Je t'ai devancée, Fortune, et j'ai fait pièce à toutes tes intrusions.
Comme il est en réalité très difficile, prenant cela pour but, de faire le vide dans son esprit, je décidai d'explorer celui-ci comme une chambre vide. Ce n'était pas une phrase, une idée ou un souhait, mais une expérience : éprouver cette sensation qui est la mienne d'avoir en moi un lieu calme et silencieux, prendre le temps de parcourir cette chambre vide.

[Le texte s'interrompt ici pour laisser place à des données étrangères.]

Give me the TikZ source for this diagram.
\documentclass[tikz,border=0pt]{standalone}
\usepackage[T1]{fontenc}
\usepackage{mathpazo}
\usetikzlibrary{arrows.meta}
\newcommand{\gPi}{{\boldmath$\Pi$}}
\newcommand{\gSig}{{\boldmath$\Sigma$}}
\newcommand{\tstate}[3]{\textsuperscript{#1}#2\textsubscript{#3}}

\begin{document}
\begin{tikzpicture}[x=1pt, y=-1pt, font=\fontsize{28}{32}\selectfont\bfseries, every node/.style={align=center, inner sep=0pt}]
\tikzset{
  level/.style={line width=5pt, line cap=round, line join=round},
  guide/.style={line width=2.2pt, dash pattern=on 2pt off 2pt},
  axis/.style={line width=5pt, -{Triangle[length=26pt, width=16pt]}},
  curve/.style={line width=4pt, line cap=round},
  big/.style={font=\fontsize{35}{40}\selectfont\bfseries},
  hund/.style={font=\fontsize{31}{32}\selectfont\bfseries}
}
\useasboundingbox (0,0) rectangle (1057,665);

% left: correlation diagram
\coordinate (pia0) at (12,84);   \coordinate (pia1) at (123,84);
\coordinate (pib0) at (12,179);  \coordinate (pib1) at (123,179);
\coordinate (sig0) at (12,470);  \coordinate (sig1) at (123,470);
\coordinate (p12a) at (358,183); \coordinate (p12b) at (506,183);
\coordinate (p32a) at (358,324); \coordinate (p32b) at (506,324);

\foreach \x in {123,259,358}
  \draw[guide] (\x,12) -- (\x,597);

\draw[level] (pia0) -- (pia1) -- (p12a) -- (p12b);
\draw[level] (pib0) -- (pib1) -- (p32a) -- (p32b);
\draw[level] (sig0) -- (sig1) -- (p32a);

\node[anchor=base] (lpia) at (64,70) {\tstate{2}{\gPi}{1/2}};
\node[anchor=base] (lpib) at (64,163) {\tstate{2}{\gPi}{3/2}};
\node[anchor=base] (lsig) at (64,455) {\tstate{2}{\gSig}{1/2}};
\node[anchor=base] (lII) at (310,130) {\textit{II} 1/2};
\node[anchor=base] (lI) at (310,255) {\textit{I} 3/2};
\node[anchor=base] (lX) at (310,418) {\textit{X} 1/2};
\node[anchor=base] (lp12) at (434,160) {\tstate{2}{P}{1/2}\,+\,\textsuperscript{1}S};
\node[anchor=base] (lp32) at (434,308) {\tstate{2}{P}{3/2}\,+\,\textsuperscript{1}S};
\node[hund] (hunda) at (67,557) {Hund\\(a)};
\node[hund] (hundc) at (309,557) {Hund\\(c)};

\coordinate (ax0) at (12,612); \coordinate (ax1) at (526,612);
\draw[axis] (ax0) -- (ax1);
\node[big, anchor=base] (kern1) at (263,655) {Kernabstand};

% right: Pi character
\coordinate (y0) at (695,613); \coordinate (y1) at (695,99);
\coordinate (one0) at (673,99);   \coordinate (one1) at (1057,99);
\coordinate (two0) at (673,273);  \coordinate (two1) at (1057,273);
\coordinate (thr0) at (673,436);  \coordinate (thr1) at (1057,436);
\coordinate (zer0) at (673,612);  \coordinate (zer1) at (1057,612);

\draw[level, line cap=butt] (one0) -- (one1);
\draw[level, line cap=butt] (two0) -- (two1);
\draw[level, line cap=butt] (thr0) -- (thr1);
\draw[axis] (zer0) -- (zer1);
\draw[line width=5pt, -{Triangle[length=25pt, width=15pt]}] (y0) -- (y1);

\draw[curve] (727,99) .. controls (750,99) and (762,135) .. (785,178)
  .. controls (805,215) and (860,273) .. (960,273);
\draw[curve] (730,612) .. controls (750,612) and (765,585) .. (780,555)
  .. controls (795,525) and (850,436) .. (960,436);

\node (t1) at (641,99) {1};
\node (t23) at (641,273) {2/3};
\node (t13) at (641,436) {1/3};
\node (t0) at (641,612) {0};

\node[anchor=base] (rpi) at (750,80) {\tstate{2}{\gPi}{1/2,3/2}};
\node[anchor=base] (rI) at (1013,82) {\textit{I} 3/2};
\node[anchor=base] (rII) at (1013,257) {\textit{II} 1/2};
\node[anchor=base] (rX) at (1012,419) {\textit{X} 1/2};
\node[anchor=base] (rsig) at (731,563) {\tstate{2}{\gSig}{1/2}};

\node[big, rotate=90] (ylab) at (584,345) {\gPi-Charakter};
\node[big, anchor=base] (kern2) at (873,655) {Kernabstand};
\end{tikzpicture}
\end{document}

La chambre est calme et claire. Elle n'est pas immense - on ne peut s'y perdre - mais sa nudité donne une agréable sensation d'espace. La température y est idéale, et un délicieux courant frais la traverse, juste assez pour animer l'air. Je profite de l'impression de paix que je trouve dans cette chambre, je la parcours à loisir, son calme m'imprègne, je suis tout entière présente à cette expérience, mais d'une présence qui n'a rien de frénétique. Mon regard parcourt la pièce autour de moi, je me déplace un peu, je suis en ce lieu parfaitement posée, un sentiment de clarté dans mes pensées.

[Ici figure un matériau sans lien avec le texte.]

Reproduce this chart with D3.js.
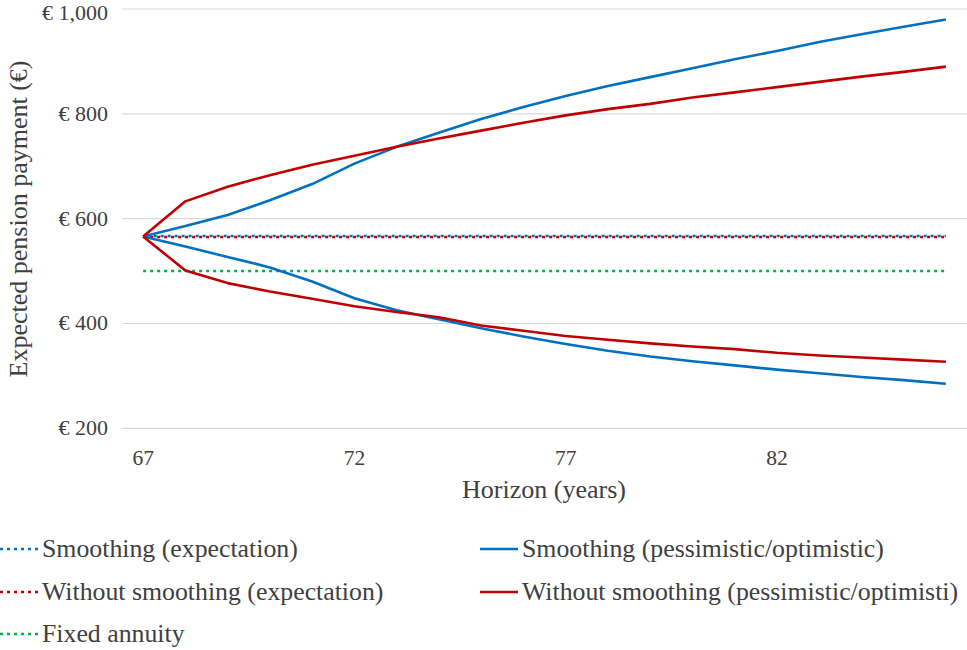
<!DOCTYPE html>
<html>
<head>
<meta charset="utf-8">
<script src="https://cdn.jsdelivr.net/npm/d3@7"></script>
<style>
  body { margin: 0; background: #fff; }
  svg { display: block; }
  text { font-family: "Liberation Serif", "DejaVu Serif", serif; fill: #404040; }
</style>
</head>
<body>
<svg id="chart" width="967" height="650"></svg>
<script>
const years = [67,68,69,70,71,72,73,74,75,76,77,78,79,80,81,82,83,84,85,86];
const xTickLabels = [67, 72, 77, 82];
const yTicks = [200, 400, 600, 800, 1000];

const smoothingExpectation = [567,567,567,567,567,567,567,567,567,567,567,567,567,567,567,567,567,567,567,567];
const withoutExpectation   = [565,565,565,565,565,565,565,565,565,565,565,565,565,565,565,565,565,565,565,565];
const fixedAnnuity         = [500,500,500,500,500,500,500,500,500,500,500,500,500,500,500,500,500,500,500,500];

const smoothingOptimistic  = [566,586,607,635,666,705,737,764,790,813,834,853,870,887,904,920,937,952,966,980];
const smoothingPessimistic = [566,547,527,507,480,448,425,408,391,375,361,348,337,328,320,312,305,298,292,285];
const withoutOptimistic    = [566,633,661,683,703,720,737,753,768,783,797,809,819,831,841,851,861,871,880,890];
const withoutPessimistic   = [566,501,477,461,447,433,422,412,396,386,376,369,362,356,351,344,339,335,331,327];

const legendLabels = [
  "Smoothing (expectation)",
  "Smoothing (pessimistic/optimistic)",
  "Without smoothing (expectation)",
  "Without smoothing (pessimistic/optimisti)",
  "Fixed annuity"
];

const BLUE = "#0070C0", RED = "#C00000", GREEN = "#00B050";

const svg = d3.select("#chart");
const x = d3.scalePoint().domain(years).range([122, 967]).padding(0.5);
const y = d3.scaleLinear().domain([200, 1000]).range([428.3, 9]);

// gridlines
svg.append("g").selectAll("line").data(yTicks).join("line")
  .attr("x1", 122).attr("x2", 967)
  .attr("y1", d => y(d)).attr("y2", d => y(d))
  .attr("stroke", "#d9d9d9").attr("stroke-width", 1.2);

// y labels
svg.append("g").selectAll("text").data(yTicks).join("text")
  .attr("x", 108).attr("y", d => Math.max(y(d) + 7, 19.5))
  .attr("text-anchor", "end")
  .attr("font-size", 22)
  .text(d => "€ " + d3.format(",")(d));

// x labels
svg.append("g").selectAll("text").data(xTickLabels).join("text")
  .attr("x", d => x(d)).attr("y", 465)
  .attr("text-anchor", "middle")
  .attr("font-size", 21.5)
  .text(d => d);

// axis titles
svg.append("text")
  .attr("x", 544).attr("y", 498)
  .attr("text-anchor", "middle")
  .attr("font-size", 26)
  .text("Horizon (years)");

svg.append("text")
  .attr("transform", "translate(27,219) rotate(-90)")
  .attr("text-anchor", "middle")
  .attr("font-size", 26)
  .text("Expected pension payment (€)");

const line = d3.line().x((d, i) => x(years[i])).y(d => y(d));

const dotted = "3,4";
const series = [
  {data: fixedAnnuity, color: GREEN, dash: dotted, offset: 0},
  {data: withoutExpectation, color: RED, dash: dotted, offset: 0},
  {data: smoothingExpectation, color: BLUE, dash: dotted, offset: 3.5},
  {data: smoothingOptimistic, color: BLUE, dash: null, offset: 0},
  {data: smoothingPessimistic, color: BLUE, dash: null, offset: 0},
  {data: withoutOptimistic, color: RED, dash: null, offset: 0},
  {data: withoutPessimistic, color: RED, dash: null, offset: 0}
];

svg.append("g").selectAll("path").data(series).join("path")
  .attr("d", d => line(d.data))
  .attr("fill", "none")
  .attr("stroke", d => d.color)
  .attr("stroke-width", 2.6)
  .attr("stroke-linejoin", "round")
  .attr("stroke-dasharray", d => d.dash)
  .attr("stroke-dashoffset", d => d.offset);

// legend
const legendItems = [
  {label: legendLabels[0], color: BLUE, dash: dotted, x: 0, y: 549},
  {label: legendLabels[1], color: BLUE, dash: null, x: 480, y: 549},
  {label: legendLabels[2], color: RED, dash: dotted, x: 0, y: 592},
  {label: legendLabels[3], color: RED, dash: null, x: 480, y: 592},
  {label: legendLabels[4], color: GREEN, dash: dotted, x: 0, y: 634}
];
const lg = svg.append("g").selectAll("g").data(legendItems).join("g")
  .attr("transform", d => `translate(${d.x},${d.y})`);
lg.append("line")
  .attr("x1", 0).attr("x2", 38).attr("y1", 0).attr("y2", 0)
  .attr("stroke", d => d.color).attr("stroke-width", 2.6)
  .attr("stroke-dasharray", d => d.dash);
lg.append("text")
  .attr("x", 42).attr("y", 8)
  .attr("font-size", 25.8)
  .text(d => d.label);
</script>
</body>
</html>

Une découverte que je fais et qui me surprend, c'est que je n'ai pas besoin de rejeter le trouble hors de la pièce - hors de mon esprit - car il n'y est pas. Il reste dehors. Il ne peut y entrer. J'ai cherché, pratique courante en méditation, à le saisir pour l'expulser, mais impossible : je ne peux même pas me le représenter dans cette chambre vide. Il n'y est pas présent du tout. Je jouis de ce lieu intérieur sans trouble, et qui m'est donné tel. Ce n'est pas une tranquillité conquise de haute lutte - ce qui serait paradoxal - mais l'état dans lequel je trouve mon lieu intérieur, et que je goûte lorsque j'y porte mon attention.
Je découvre ensuite que la chambre n'est pas tout à fait vide. Il y a quelques meubles ou, plus exactement, quelques pôles. Il y a un lieu pour travailler, écrire, penser. Il y a un lieu pour se reposer. Les deux sont accueillants. Presque aucun livre, et nul autre objet. Les murs sont d'un blanc aimable, réfléchissant la douce lumière.
Le courant d'air frais que je sentais caresser mon visage provient de hautes fenêtres vers lesquelles je me tourne. Elles surplombent un magnifique paysage de villes, de collines et de rivières où le regard porte loin. A l'horizon, la mer. La lumière est douce, ensoleillée et légèrement brumeuse comme dans un tableau d'un peintre flamand. La chambre se situe en hauteur mais pourtant je n'éprouve aucun vertige. Elle est ouverte sur le monde - et parvenue au terme de cette méditation j'ouvre les yeux.